A look at median household income in the most recent U.S. Census Bureau data, together with a map of the city’s tree canopy by the city of Seattle, shows lower-income neighborhoods generally have the fewest trees.
Seattle recently was deemed the fastest-growing big city in the U.S. in 2014, according to a census report. Redevelopment is the primary reason trees are cut down in Seattle. Also in the mix are a confusing matrix of city regulations, and underpowered enforcement to protect trees.
The city has been working to reverse the trend of losses. It has created the Seattle reLeaf program, which dispatches volunteer tree ambassadors to neighborhoods and encourages planting trees, provided free by the city.
“People come here for the jobs and the great climate and because it’s green,” says Cass Turnbull, founder of the nonprofit Plant Amnesty, and TreePAC, a political nonprofit formed to advocate for urban trees.

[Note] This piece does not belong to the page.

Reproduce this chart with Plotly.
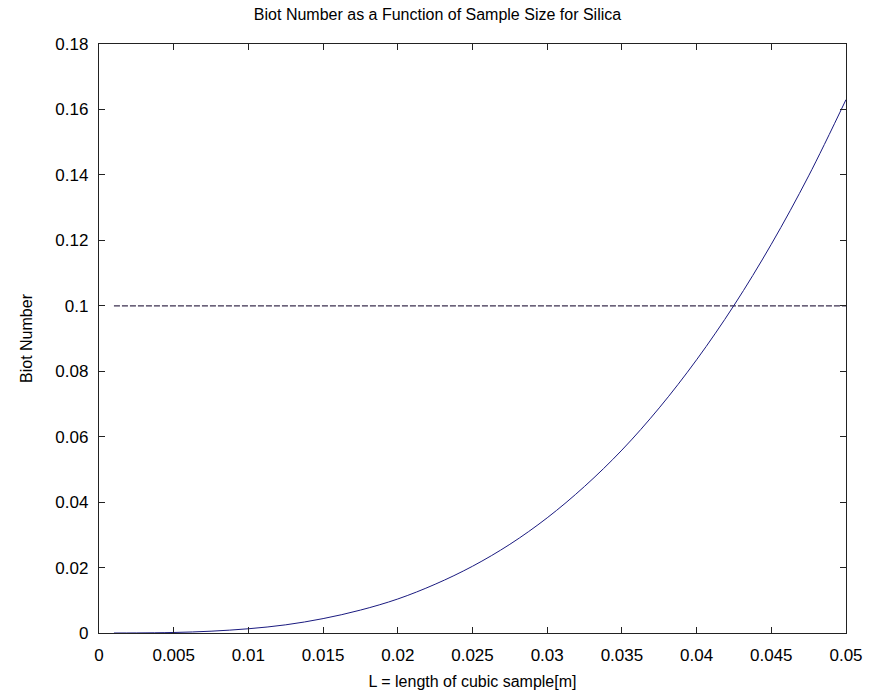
import plotly.graph_objects as go

L_vals = [0.001, 0.0025, 0.005, 0.0075, 0.01, 0.0125, 0.015, 0.0175, 0.02, 0.0225,
          0.025, 0.0275, 0.03, 0.0325, 0.035, 0.0375, 0.04, 0.0425, 0.045, 0.0475, 0.05]
biot_vals = [0.0, 0.00002, 0.00016, 0.00055, 0.0013, 0.0025, 0.0044, 0.0070, 0.0104, 0.0149,
             0.0204, 0.0271, 0.0352, 0.0448, 0.0559, 0.0688, 0.0835, 0.1001, 0.1188, 0.1397, 0.163]
limit_x = [0.001, 0.05]
limit_y = [0.1, 0.1]

x_ticks = [0, 0.005, 0.01, 0.015, 0.02, 0.025, 0.03, 0.035, 0.04, 0.045, 0.05]
x_tick_text = ["0", "0.005", "0.01", "0.015", "0.02", "0.025", "0.03", "0.035", "0.04", "0.045", "0.05"]
y_ticks = [0, 0.02, 0.04, 0.06, 0.08, 0.1, 0.12, 0.14, 0.16, 0.18]
y_tick_text = ["0", "0.02", "0.04", "0.06", "0.08", "0.1", "0.12", "0.14", "0.16", "0.18"]

font = "Liberation Sans, Arial, sans-serif"

fig = go.Figure()
fig.add_trace(go.Scatter(x=limit_x, y=limit_y, mode="lines",
                         line=dict(color="#3b2f4f", width=1.3, dash="6px,2px"),
                         showlegend=False))
fig.add_trace(go.Scatter(x=L_vals, y=biot_vals, mode="lines", line_shape="spline",
                         line=dict(color="#1a1a80", width=1), showlegend=False))

axis_common = dict(showline=True, linecolor="#222222", linewidth=1.3, mirror="ticks",
                   ticks="inside", ticklen=6, tickcolor="#222222", showgrid=False,
                   zeroline=False, tickfont=dict(family=font, size=17, color="black"))

fig.update_layout(
    width=875, height=700,
    margin=dict(l=99, r=22, t=44, b=66),
    paper_bgcolor="white", plot_bgcolor="white",
    title=dict(text="Biot Number as a Function of Sample Size for Silica",
               x=0.5, xanchor="center", y=0.988, yanchor="top",
               font=dict(family=font, size=16, color="black")),
    xaxis=dict(range=[0, 0.05], tickvals=x_ticks, ticktext=x_tick_text,
               ticklabelstandoff=6,
               title=dict(text="L = length of cubic sample[m]", standoff=12,
                          font=dict(family=font, size=16, color="black")),
               **axis_common),
    yaxis=dict(range=[0, 0.18], tickvals=y_ticks, ticktext=y_tick_text,
               ticklabelstandoff=6,
               title=dict(text="Biot Number", standoff=18,
                          font=dict(family=font, size=16, color="black")),
               **axis_common),
)

fig.write_html("out.html")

“Pretty soon it will just be for the jobs,” she says. “That would be sad.”
The past 150 years of clearing, regrading and development have left only remnants of the once vast forest that cloaked the Puget Sound region. Today about 3,700 acres of natural areas in forested parks and greenways, in addition to street trees and trees on private land, comprise the city’s total tree canopy.
Unlike on the East Coast, where non-American Indian settlement came earlier, leaving trees more time to regrow—and some truly mammoth older trees were never cut—the biggest, most venerable trees in the Seattle are just more than a century old, and most are far younger and smaller than that.
Even in city parks, more than half the trees are smaller than six inches in diameter, according to a city report.
Urban trees are a lifeline to nature not only in Seattle, but for the majority of residents in the United States, where 80 percent of the population lives in urban areas.